„Możemy myśleć, że to przyjaźń. Możemy nie wierzyć w miłość. Problem w tym, że nie mamy wpływu na to, co czujemy, a czujemy to oboje. Wiem to.”
Czy miłość jest w stanie pokonać wszystkie przeszkody i pokazać nam, że mimo tego, co nas spotkało, zasługujemy na szczęście i to wyjątkowe uczucie przy tej właściwej osobie?
Diana mimo młodego wieku doświadczyła już wiele złego, ale mimo to się nie poddawała. Opiekowała się braćmi i robiła wszystko, żeby niczego im nie zabrakło. Była najmłodszą i najlepszą policjantką wydziału kryminalnego w Barcelonie. Gdy łapała przestępców, nie osądzała ich tylko zawsze czekała na ich wyjaśnienia i mimo że nie musiała to im pomagała, dzięki czemu zaskarbiała sobie ich wdzięczność i sympatię. Pomagała innym, ale nigdy sama o nią nie prosiła, mimo że bardzo jej potrzebowała. Zawsze pracowała sama, ale nie tym razem. Bo właśnie dostała asystenta, z którym ma rozwiązać sprawę samobójstwa, które nim nie jest. Relacja między Dianą a Tomasem od początku wystawia ją na próbę. Bo po raz pierwszy ktoś interesował się nią i chciał jej pomóc i otoczyć wsparciem oraz bezpieczeństwem. A oprócz tego wkurzał ją jak nikt inny. Czy uda im się rozwikłać zagadkę? Czy to możliwe, że koszmar z jej przeszłości mógł wrócić i znowu chcieć ją zniszczyć? Jak zachowa się Tomas, gdy pozna jej przeszłość?
„- Boje się… - Wiem, ale razem nauczymy się ufać, mimo że nigdy wcześniej nie byliśmy do tego zdolni.”
Byłam bardzo ciekawa tego debiutu i tej historii. I nie zawiodłam się, bo autorka potrafiła mnie nie raz zaskoczyć tym, co tam się działo oraz tym jakie wywoływało to we mnie emocje. Świetnie połączyła wątek kryminalny z romansem i przyprawiła to wszystko humorem, który łagodził te wszystkie straszne chwile. Pierwsze skrzypce grał tu wątek kryminalny i Diana. Nawet jeśli coś podejrzewałam odnośnie do Diany, to w rzeczywistości byłam bardzo daleko od prawdy, jaką w pewnym momencie poznałam. Byłam w szoku, wkurzona, przerażona i smutna aż miałam ochotę ją przytulić. Bo to, co przeżyła, było przerażające, a ona mimo wszystko potrafiła pomagać innym i być taka dobra.
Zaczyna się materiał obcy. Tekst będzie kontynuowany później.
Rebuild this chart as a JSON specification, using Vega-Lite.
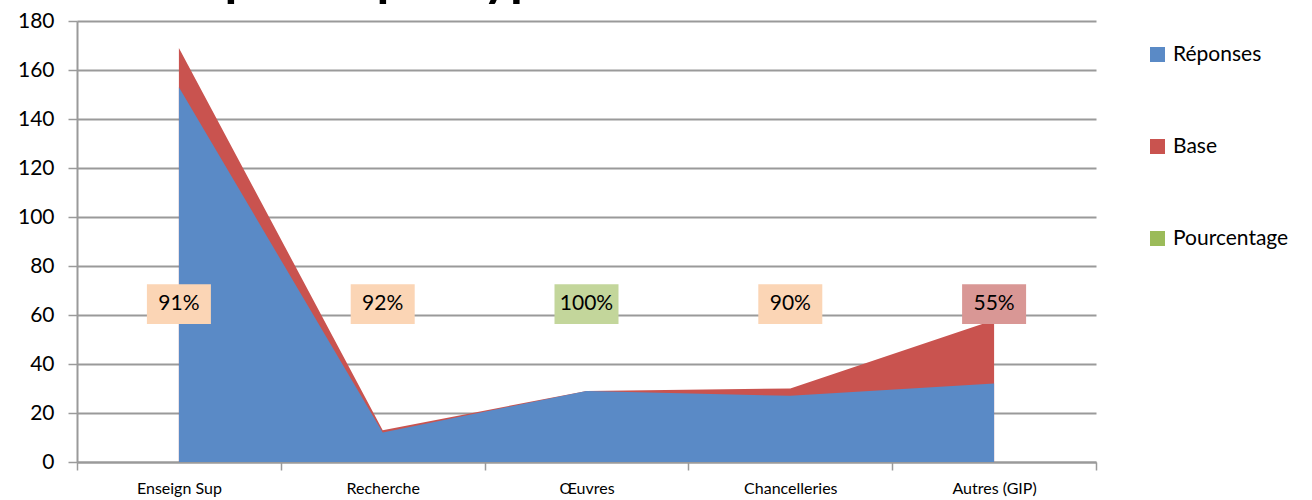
{
  "$schema": "https://vega.github.io/schema/vega-lite/v6.json",
  "width": 1019,
  "height": 441,
  "autosize": {"type": "none"},
  "padding": {"left": 77, "top": 21, "right": 216, "bottom": 38},
  "background": "white",
  "config": {
    "font": "Lato",
    "view": {"stroke": null},
    "axis": {"labelColor": "black", "labelFont": "Lato"}
  },
  "title": {
    "text": "Réponse par type d'établissement",
    "anchor": "start",
    "frame": "group",
    "font": "Lato",
    "fontSize": 52,
    "fontWeight": "bold",
    "color": "black",
    "baseline": "alphabetic",
    "offset": 0,
    "dx": 88,
    "dy": 37
  },
  "datasets": {
    "effectifs": [
      {"etablissement": "Enseign Sup", "serie": "Base", "valeur": 169},
      {"etablissement": "Recherche", "serie": "Base", "valeur": 13},
      {"etablissement": "Œuvres", "serie": "Base", "valeur": 29},
      {"etablissement": "Chancelleries", "serie": "Base", "valeur": 30},
      {"etablissement": "Autres (GIP)", "serie": "Base", "valeur": 58},
      {"etablissement": "Enseign Sup", "serie": "Réponses", "valeur": 153},
      {"etablissement": "Recherche", "serie": "Réponses", "valeur": 12},
      {"etablissement": "Œuvres", "serie": "Réponses", "valeur": 29},
      {"etablissement": "Chancelleries", "serie": "Réponses", "valeur": 27},
      {"etablissement": "Autres (GIP)", "serie": "Réponses", "valeur": 32}
    ],
    "taux": [
      {"etablissement": "Enseign Sup", "taux": 0.91, "niveau": "moyen"},
      {"etablissement": "Recherche", "taux": 0.92, "niveau": "moyen"},
      {"etablissement": "Œuvres", "taux": 1.0, "niveau": "complet"},
      {"etablissement": "Chancelleries", "taux": 0.90, "niveau": "moyen"},
      {"etablissement": "Autres (GIP)", "taux": 0.55, "niveau": "faible"}
    ]
  },
  "encoding": {
    "x": {
      "field": "etablissement",
      "type": "nominal",
      "sort": ["Enseign Sup", "Recherche", "Œuvres", "Chancelleries", "Autres (GIP)"],
      "scale": {"type": "band", "paddingInner": 0, "paddingOuter": 0},
      "axis": {
        "title": null,
        "labelAngle": 0,
        "labelFontSize": 16,
        "labelPadding": 10,
        "tickBand": "extent",
        "tickSize": 8,
        "tickColor": "#9a9a9a",
        "tickWidth": 1.5,
        "domainColor": "#9a9a9a",
        "domainWidth": 2,
        "grid": false
      }
    }
  },
  "layer": [
    {
      "data": {"name": "effectifs"},
      "transform": [{"filter": "datum.serie === 'Base'"}],
      "mark": {"type": "area", "opacity": 1},
      "encoding": {
        "x": {"field": "etablissement", "type": "nominal", "bandPosition": 0.5, "sort": ["Enseign Sup", "Recherche", "Œuvres", "Chancelleries", "Autres (GIP)"]},
        "y": {
          "field": "valeur",
          "type": "quantitative",
          "stack": null,
          "scale": {"domain": [0, 180], "nice": false},
          "axis": {
            "title": null,
            "values": [0, 20, 40, 60, 80, 100, 120, 140, 160, 180],
            "labelFontSize": 21,
            "labelPadding": 14,
            "tickSize": 9,
            "tickColor": "#9a9a9a",
            "tickWidth": 1.5,
            "domainColor": "#9a9a9a",
            "domainWidth": 2,
            "grid": true,
            "gridColor": "#9a9a9a",
            "gridWidth": 2
          }
        },
        "color": {
          "field": "serie",
          "type": "nominal",
          "scale": {
            "domain": ["Réponses", "Base", "Pourcentage"],
            "range": ["#5A8AC6", "#C9534F", "#9BBB59"]
          },
          "legend": {
            "title": null,
            "orient": "none",
            "legendX": 1070,
            "legendY": 23,
            "symbolType": "square",
            "symbolSize": 225,
            "symbolStrokeWidth": 0,
            "symbolOpacity": 1,
            "labelFontSize": 21,
            "labelColor": "black",
            "labelOffset": 5,
            "rowPadding": 70
          }
        }
      }
    },
    {
      "data": {"name": "effectifs"},
      "transform": [{"filter": "datum.serie === 'Réponses'"}],
      "mark": {"type": "area", "opacity": 1},
      "encoding": {
        "x": {"field": "etablissement", "type": "nominal", "bandPosition": 0.5, "sort": ["Enseign Sup", "Recherche", "Œuvres", "Chancelleries", "Autres (GIP)"]},
        "y": {"field": "valeur", "type": "quantitative", "stack": null},
        "color": {"field": "serie", "type": "nominal"}
      }
    },
    {
      "data": {"name": "taux"},
      "mark": {"type": "bar", "width": 64},
      "encoding": {
        "x": {"field": "etablissement", "type": "nominal", "sort": ["Enseign Sup", "Recherche", "Œuvres", "Chancelleries", "Autres (GIP)"]},
        "y": {"datum": 56.3},
        "y2": {"datum": 72.6},
        "fill": {
          "field": "niveau",
          "type": "nominal",
          "scale": {"domain": ["moyen", "complet", "faible"], "range": ["#FBD5B5", "#C3D69B", "#D99795"]},
          "legend": null
        }
      }
    },
    {
      "data": {"name": "taux"},
      "mark": {"type": "text", "fontSize": 21, "color": "black", "font": "Lato"},
      "encoding": {
        "x": {"field": "etablissement", "type": "nominal", "bandPosition": 0.5, "sort": ["Enseign Sup", "Recherche", "Œuvres", "Chancelleries", "Autres (GIP)"]},
        "y": {"datum": 64.4},
        "text": {"field": "taux", "type": "quantitative", "format": ".0%"}
      }
    }
  ]
}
To była historia Diany i pokazanie, że dla każdego jest szansa na szczęście i miłość, tylko trzeba zaufać, otworzyć się i zaryzykować. Oraz to, że dobro potrafi do nas wrócić, gdy tego będziemy potrzebować. Od początku do samego końca byłam trzymana w niepewności i napięciu, bo rozwiązywanie i poszukiwania sprawcy okazały się dość niebezpieczne. A potem znienacka wrócił jej największy koszmar, który chciał odebrać jej cały spokój i to, co już wypracowała. Autorka zabrała nas w podróż, w której nie da się przewidzieć zakończenia, bo wiecznie jest ono niepewne i nie kiedy bardzo oddalone od tego, czego byśmy chcieli. Cała akcja jest owiana tajemnicą, niepewnością i strachem. Pomysł na całą fabułę jest świetny tak jak wykreowani przez autorkę bohaterowie. Jedynie co mi nie zagrało to relacja między bohaterami, nie przeszkadzało mi to, że tak szybko to się rozwijało, a to że nie czułam między nimi chemii. Jestem ciekawa jej kolejnej książki i tego, co wymyśli, by nas zaskoczyć.